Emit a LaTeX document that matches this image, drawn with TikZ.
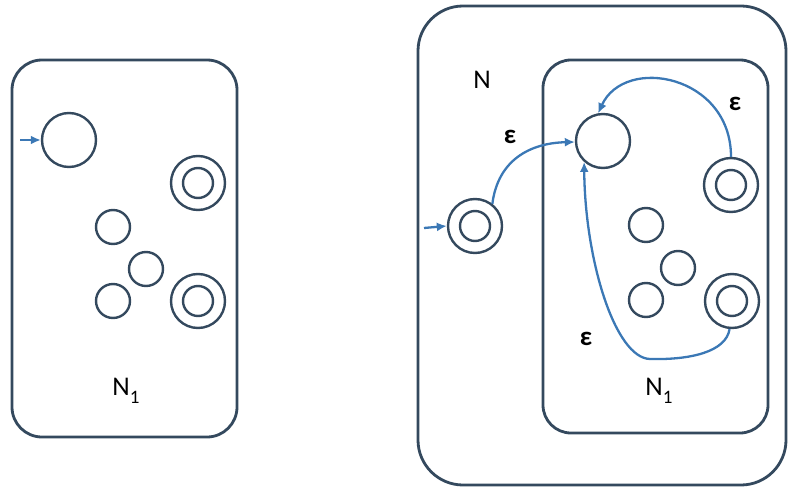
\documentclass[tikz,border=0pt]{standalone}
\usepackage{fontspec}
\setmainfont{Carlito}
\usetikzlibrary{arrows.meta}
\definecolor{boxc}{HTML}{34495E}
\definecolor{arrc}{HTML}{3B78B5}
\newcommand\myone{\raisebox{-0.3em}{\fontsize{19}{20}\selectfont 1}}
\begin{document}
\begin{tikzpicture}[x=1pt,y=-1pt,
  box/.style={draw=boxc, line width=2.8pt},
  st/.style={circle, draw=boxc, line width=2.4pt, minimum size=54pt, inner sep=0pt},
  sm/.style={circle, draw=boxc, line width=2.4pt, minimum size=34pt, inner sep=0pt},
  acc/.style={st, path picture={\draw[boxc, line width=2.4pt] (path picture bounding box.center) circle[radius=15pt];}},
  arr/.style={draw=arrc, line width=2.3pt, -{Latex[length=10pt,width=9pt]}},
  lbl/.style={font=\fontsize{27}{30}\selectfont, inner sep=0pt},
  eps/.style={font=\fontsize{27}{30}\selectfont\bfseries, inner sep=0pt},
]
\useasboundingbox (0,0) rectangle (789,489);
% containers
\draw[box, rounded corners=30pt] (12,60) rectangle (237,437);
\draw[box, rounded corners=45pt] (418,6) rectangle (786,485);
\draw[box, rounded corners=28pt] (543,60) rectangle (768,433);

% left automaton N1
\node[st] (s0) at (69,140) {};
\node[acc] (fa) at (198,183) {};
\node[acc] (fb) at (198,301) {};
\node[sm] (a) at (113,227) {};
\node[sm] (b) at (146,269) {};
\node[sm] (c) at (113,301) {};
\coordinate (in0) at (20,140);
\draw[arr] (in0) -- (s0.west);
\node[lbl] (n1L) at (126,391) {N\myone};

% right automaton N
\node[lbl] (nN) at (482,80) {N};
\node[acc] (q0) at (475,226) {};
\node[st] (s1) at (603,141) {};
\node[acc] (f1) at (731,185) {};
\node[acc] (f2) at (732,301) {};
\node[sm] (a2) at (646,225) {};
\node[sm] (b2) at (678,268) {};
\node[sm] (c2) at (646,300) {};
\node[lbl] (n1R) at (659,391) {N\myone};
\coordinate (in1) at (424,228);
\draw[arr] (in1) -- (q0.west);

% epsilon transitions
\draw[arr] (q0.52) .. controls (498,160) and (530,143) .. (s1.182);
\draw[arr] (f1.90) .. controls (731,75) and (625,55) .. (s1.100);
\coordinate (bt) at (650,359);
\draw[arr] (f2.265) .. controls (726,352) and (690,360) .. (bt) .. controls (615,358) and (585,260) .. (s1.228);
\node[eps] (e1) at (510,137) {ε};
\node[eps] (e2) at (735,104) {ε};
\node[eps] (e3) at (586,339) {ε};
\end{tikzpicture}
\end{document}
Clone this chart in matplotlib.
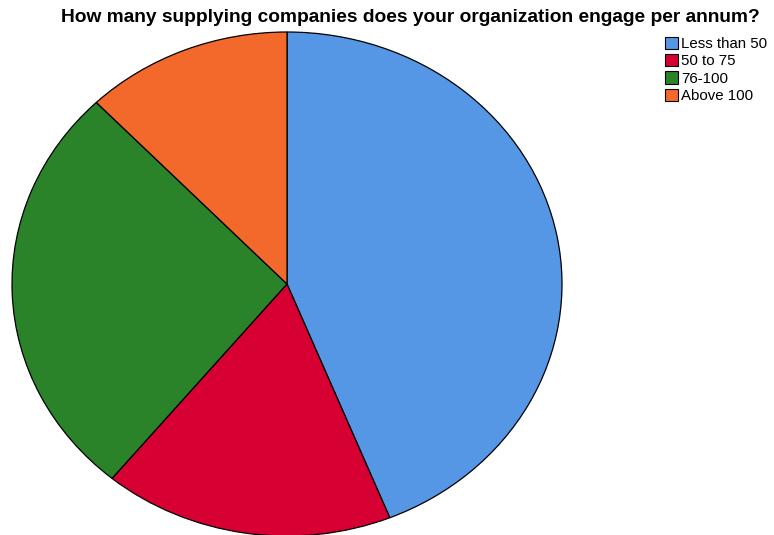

— GIVEN INSTRUCTION —
Quote the preceding listing precisely and completely, omitting its images.

— WRITTEN ANSWER —
Emit a LaTeX document that matches this image, drawn with TikZ.
\documentclass[tikz,border=0pt]{standalone}
\usepackage{fontspec}
\setmainfont{Carlito}
\usetikzlibrary{arrows.meta}
\definecolor{boxc}{HTML}{34495E}
\definecolor{arrc}{HTML}{3B78B5}
\newcommand\myone{\raisebox{-0.3em}{\fontsize{19}{20}\selectfont 1}}
\begin{document}
\begin{tikzpicture}[x=1pt,y=-1pt,
  box/.style={draw=boxc, line width=2.8pt},
  st/.style={circle, draw=boxc, line width=2.4pt, minimum size=54pt, inner sep=0pt},
  sm/.style={circle, draw=boxc, line width=2.4pt, minimum size=34pt, inner sep=0pt},
  acc/.style={st, path picture={\draw[boxc, line width=2.4pt] (path picture bounding box.center) circle[radius=15pt];}},
  arr/.style={draw=arrc, line width=2.3pt, -{Latex[length=10pt,width=9pt]}},
  lbl/.style={font=\fontsize{27}{30}\selectfont, inner sep=0pt},
  eps/.style={font=\fontsize{27}{30}\selectfont\bfseries, inner sep=0pt},
]
\useasboundingbox (0,0) rectangle (789,489);
% containers
\draw[box, rounded corners=30pt] (12,60) rectangle (237,437);
\draw[box, rounded corners=45pt] (418,6) rectangle (786,485);
\draw[box, rounded corners=28pt] (543,60) rectangle (768,433);

% left automaton N1
\node[st] (s0) at (69,140) {};
\node[acc] (fa) at (198,183) {};
\node[acc] (fb) at (198,301) {};
\node[sm] (a) at (113,227) {};
\node[sm] (b) at (146,269) {};
\node[sm] (c) at (113,301) {};
\coordinate (in0) at (20,140);
\draw[arr] (in0) -- (s0.west);
\node[lbl] (n1L) at (126,391) {N\myone};

% right automaton N
\node[lbl] (nN) at (482,80) {N};
\node[acc] (q0) at (475,226) {};
\node[st] (s1) at (603,141) {};
\node[acc] (f1) at (731,185) {};
\node[acc] (f2) at (732,301) {};
\node[sm] (a2) at (646,225) {};
\node[sm] (b2) at (678,268) {};
\node[sm] (c2) at (646,300) {};
\node[lbl] (n1R) at (659,391) {N\myone};
\coordinate (in1) at (424,228);
\draw[arr] (in1) -- (q0.west);

% epsilon transitions
\draw[arr] (q0.52) .. controls (498,160) and (530,143) .. (s1.182);
\draw[arr] (f1.90) .. controls (731,75) and (625,55) .. (s1.100);
\coordinate (bt) at (650,359);
\draw[arr] (f2.265) .. controls (726,352) and (690,360) .. (bt) .. controls (615,358) and (585,260) .. (s1.228);
\node[eps] (e1) at (510,137) {ε};
\node[eps] (e2) at (735,104) {ε};
\node[eps] (e3) at (586,339) {ε};
\end{tikzpicture}
\end{document}
Clone this chart in matplotlib.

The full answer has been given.